Encouraging strong candidates with widespread appeal to run has also been a key element of AIPAC’s successful playbook this cycle. Westchester County executive George Latimer’s popularity and familiar profile in the district immediately made him a top contender against Bowman. St. Louis County prosecutor Wesley Bell, a progressive African-American official who advocated for criminal justice reform, is the type of candidate who’s able to build a broad coalition of Democratic voters against a polarizing incumbent.

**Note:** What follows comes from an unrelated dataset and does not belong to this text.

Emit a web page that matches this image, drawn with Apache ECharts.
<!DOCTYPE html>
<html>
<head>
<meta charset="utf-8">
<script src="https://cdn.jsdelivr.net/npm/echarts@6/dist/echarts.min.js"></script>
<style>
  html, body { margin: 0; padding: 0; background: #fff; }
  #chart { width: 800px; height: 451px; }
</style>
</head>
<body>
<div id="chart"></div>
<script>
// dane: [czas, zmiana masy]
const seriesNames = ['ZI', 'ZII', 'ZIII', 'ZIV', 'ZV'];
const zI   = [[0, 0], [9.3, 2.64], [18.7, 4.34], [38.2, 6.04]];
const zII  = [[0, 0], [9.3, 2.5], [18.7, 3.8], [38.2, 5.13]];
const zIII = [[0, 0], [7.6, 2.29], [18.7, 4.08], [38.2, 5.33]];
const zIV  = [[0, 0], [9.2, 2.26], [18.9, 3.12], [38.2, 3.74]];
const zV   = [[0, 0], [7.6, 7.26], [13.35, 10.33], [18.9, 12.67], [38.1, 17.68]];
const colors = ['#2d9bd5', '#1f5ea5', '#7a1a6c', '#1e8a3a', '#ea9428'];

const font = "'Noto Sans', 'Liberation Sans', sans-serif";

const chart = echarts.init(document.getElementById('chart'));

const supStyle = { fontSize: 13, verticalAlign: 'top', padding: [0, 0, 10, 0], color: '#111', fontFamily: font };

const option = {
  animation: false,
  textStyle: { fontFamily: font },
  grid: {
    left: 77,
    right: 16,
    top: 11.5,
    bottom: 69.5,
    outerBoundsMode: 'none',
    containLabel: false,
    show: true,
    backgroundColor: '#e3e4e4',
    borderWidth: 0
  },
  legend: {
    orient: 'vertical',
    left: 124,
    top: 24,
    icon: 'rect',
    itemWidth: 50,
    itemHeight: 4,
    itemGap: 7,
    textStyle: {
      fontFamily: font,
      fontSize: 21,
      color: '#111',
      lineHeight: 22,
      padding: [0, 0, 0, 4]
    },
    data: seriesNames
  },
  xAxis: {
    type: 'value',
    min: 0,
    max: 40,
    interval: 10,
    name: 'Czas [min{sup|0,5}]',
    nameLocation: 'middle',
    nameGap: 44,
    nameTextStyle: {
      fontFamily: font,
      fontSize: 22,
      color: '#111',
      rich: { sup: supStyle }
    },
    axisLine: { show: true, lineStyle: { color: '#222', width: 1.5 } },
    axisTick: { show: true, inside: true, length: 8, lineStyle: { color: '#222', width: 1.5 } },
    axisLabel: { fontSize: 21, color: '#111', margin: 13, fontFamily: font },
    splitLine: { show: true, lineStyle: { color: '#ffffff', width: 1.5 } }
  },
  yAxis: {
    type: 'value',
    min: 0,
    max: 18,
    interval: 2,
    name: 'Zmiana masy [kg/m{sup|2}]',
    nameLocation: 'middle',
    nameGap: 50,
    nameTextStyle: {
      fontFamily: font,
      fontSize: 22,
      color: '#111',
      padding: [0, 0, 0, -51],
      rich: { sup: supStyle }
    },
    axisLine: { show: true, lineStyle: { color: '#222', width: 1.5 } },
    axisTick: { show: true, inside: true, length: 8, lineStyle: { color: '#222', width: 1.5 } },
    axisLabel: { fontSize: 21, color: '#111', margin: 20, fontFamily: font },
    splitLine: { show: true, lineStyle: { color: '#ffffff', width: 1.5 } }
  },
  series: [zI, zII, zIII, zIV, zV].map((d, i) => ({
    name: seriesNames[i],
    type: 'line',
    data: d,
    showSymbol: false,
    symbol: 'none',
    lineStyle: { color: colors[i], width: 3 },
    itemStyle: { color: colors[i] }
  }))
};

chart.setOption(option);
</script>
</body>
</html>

But in the deep-blue districts featuring progressive neighborhoods, college campuses, and sizable Muslim communities, recruitment has been more difficult. Rep. Rashida Tlaib (D-MI), for instance, isn’t facing any credible opposition, in part because of an Arab-American constituency in Dearborn that isn’t bothered by her virulent anti-Israel attacks. 

One of the great ironies about the progressive activists’ rhetoric against AIPAC is that it caricatures the group as a handmaiden of right-wing Republicans—even as the group has been mainly engaged on behalf of moderate Democrats and, overall, been a force against extremism on all sides. It’s a sign of the abuse of language—and overall bias in coverage—that a sinister narrative of AIPAC’s deep resources has overwhelmed the reality that they’re the biggest outside force for moderation in politics right now.

In that sense, AIPAC’s involvement in congressional elections is doing as much to improve the health of America’s democracy as it is to ensure the future of a strong U.S.-Israel relationship.